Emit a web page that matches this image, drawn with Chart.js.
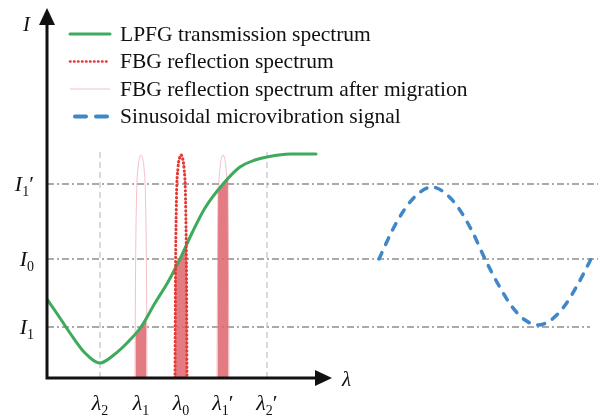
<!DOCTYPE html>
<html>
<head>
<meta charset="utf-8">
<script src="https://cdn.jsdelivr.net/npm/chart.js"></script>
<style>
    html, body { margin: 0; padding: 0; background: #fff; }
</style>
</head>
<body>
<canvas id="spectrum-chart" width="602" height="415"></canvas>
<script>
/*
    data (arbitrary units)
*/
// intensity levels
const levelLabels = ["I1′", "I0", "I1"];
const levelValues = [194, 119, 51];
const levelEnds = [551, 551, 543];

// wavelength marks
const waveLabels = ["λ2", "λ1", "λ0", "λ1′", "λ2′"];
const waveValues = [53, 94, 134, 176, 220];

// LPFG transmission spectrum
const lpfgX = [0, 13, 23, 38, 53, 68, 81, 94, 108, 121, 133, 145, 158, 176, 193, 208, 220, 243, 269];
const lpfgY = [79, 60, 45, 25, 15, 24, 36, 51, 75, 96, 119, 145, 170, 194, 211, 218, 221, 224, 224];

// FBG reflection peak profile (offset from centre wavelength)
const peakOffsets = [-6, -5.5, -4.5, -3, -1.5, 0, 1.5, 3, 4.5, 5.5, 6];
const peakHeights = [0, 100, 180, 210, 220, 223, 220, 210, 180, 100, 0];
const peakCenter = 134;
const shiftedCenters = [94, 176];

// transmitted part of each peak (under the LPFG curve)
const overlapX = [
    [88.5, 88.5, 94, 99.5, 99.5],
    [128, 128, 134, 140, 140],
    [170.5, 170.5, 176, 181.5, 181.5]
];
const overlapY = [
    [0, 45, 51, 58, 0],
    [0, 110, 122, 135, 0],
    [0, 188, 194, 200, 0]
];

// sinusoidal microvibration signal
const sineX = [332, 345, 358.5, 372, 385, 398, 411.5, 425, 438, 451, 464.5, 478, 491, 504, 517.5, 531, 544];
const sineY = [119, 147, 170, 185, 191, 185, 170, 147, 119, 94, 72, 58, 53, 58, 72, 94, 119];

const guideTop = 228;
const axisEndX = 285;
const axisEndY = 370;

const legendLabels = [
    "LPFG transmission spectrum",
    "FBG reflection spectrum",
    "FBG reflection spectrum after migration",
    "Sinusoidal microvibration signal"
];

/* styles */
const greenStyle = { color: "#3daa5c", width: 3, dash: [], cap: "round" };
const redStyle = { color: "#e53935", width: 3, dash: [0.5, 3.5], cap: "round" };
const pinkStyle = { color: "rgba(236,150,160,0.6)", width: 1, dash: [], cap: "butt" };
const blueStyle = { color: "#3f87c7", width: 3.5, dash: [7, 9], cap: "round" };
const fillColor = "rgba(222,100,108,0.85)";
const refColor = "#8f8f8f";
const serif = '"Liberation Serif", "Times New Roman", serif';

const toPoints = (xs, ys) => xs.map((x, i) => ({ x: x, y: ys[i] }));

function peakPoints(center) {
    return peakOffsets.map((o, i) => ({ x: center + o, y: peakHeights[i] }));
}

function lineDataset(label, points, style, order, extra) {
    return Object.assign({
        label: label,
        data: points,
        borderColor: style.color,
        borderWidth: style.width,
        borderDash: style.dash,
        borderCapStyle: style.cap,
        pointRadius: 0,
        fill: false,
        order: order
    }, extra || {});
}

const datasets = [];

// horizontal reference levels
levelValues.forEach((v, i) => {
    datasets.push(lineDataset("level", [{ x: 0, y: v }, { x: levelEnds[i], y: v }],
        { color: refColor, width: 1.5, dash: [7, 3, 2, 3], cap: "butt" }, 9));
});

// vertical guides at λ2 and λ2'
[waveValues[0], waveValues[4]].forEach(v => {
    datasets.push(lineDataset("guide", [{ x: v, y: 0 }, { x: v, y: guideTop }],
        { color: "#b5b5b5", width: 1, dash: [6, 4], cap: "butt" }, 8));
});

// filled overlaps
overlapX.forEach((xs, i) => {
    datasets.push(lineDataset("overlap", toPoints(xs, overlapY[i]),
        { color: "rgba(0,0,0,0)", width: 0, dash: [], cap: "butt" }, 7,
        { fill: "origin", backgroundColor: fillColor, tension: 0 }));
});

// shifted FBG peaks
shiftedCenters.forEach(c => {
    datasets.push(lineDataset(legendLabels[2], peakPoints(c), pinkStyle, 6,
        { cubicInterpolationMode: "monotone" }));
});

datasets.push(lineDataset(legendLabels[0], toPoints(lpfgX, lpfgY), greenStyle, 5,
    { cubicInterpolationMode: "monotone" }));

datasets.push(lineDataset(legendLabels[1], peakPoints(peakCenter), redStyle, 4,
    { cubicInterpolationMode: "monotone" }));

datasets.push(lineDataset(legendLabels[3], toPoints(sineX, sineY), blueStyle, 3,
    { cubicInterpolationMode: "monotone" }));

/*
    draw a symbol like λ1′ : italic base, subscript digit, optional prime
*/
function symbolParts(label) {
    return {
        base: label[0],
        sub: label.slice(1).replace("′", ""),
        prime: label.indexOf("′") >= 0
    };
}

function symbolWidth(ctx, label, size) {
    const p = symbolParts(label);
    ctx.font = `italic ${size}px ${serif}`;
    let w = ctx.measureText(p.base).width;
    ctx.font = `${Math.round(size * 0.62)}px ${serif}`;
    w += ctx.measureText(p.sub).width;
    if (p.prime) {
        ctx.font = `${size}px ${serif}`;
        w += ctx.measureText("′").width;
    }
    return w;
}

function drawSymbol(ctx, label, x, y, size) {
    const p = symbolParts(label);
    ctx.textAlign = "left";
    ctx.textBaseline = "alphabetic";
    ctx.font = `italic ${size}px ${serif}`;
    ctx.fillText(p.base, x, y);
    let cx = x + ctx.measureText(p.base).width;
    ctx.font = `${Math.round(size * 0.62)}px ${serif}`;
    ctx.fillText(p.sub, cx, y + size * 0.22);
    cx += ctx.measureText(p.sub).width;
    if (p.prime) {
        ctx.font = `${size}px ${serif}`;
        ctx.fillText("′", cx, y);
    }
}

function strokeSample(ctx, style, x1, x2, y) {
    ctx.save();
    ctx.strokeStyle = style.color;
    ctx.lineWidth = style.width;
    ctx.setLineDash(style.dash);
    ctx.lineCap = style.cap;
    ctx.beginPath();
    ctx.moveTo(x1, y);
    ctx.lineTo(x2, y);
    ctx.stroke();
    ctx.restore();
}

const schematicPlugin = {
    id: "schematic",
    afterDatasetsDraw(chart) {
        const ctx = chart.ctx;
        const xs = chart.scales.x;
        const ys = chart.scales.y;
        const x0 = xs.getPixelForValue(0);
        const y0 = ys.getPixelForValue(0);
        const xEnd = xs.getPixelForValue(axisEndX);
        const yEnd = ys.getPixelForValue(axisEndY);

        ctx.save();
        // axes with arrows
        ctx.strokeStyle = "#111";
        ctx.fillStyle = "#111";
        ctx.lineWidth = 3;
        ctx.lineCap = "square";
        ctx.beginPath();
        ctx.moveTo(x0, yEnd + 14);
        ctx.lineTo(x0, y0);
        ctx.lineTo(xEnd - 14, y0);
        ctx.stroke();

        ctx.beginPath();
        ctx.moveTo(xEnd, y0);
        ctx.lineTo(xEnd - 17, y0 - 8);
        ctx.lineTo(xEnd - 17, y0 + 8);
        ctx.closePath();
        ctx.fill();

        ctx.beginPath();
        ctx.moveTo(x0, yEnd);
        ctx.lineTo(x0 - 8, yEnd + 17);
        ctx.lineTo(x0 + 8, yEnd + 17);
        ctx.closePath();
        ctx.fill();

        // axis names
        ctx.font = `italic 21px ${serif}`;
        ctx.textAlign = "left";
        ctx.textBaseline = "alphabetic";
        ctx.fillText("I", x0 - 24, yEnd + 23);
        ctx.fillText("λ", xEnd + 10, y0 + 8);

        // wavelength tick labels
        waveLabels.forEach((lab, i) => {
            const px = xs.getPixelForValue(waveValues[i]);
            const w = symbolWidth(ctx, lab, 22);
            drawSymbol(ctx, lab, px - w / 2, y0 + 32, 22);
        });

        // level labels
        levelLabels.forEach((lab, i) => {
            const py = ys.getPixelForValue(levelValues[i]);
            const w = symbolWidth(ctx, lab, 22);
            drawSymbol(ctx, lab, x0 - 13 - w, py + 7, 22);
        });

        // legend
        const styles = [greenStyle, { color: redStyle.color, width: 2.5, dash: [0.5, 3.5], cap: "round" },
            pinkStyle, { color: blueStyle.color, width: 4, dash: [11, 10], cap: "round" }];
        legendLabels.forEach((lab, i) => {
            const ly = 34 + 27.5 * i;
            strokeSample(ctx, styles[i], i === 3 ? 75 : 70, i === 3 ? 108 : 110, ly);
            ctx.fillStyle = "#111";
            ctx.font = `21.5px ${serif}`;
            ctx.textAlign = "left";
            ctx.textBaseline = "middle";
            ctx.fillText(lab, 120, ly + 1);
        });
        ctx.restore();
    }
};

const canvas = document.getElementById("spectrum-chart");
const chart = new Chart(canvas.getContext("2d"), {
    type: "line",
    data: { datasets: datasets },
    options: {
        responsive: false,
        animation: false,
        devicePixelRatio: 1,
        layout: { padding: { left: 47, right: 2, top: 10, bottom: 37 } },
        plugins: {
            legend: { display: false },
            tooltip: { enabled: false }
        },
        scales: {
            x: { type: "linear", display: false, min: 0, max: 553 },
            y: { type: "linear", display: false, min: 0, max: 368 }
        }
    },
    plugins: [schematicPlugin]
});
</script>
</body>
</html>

• What is being asked
From the first line of the listing above, repeat every line through the one holding "const waveValues = [53, 94, 134, 176, 220];". Both ends count, and pictures stay out.

• Response to this exercise
Emit a web page that matches this image, drawn with Chart.js.
<!DOCTYPE html>
<html>
<head>
<meta charset="utf-8">
<script src="https://cdn.jsdelivr.net/npm/chart.js"></script>
<style>
    html, body { margin: 0; padding: 0; background: #fff; }
</style>
</head>
<body>
<canvas id="spectrum-chart" width="602" height="415"></canvas>
<script>
/*
    data (arbitrary units)
*/
// intensity levels
const levelLabels = ["I1′", "I0", "I1"];
const levelValues = [194, 119, 51];
const levelEnds = [551, 551, 543];

// wavelength marks
const waveLabels = ["λ2", "λ1", "λ0", "λ1′", "λ2′"];
const waveValues = [53, 94, 134, 176, 220];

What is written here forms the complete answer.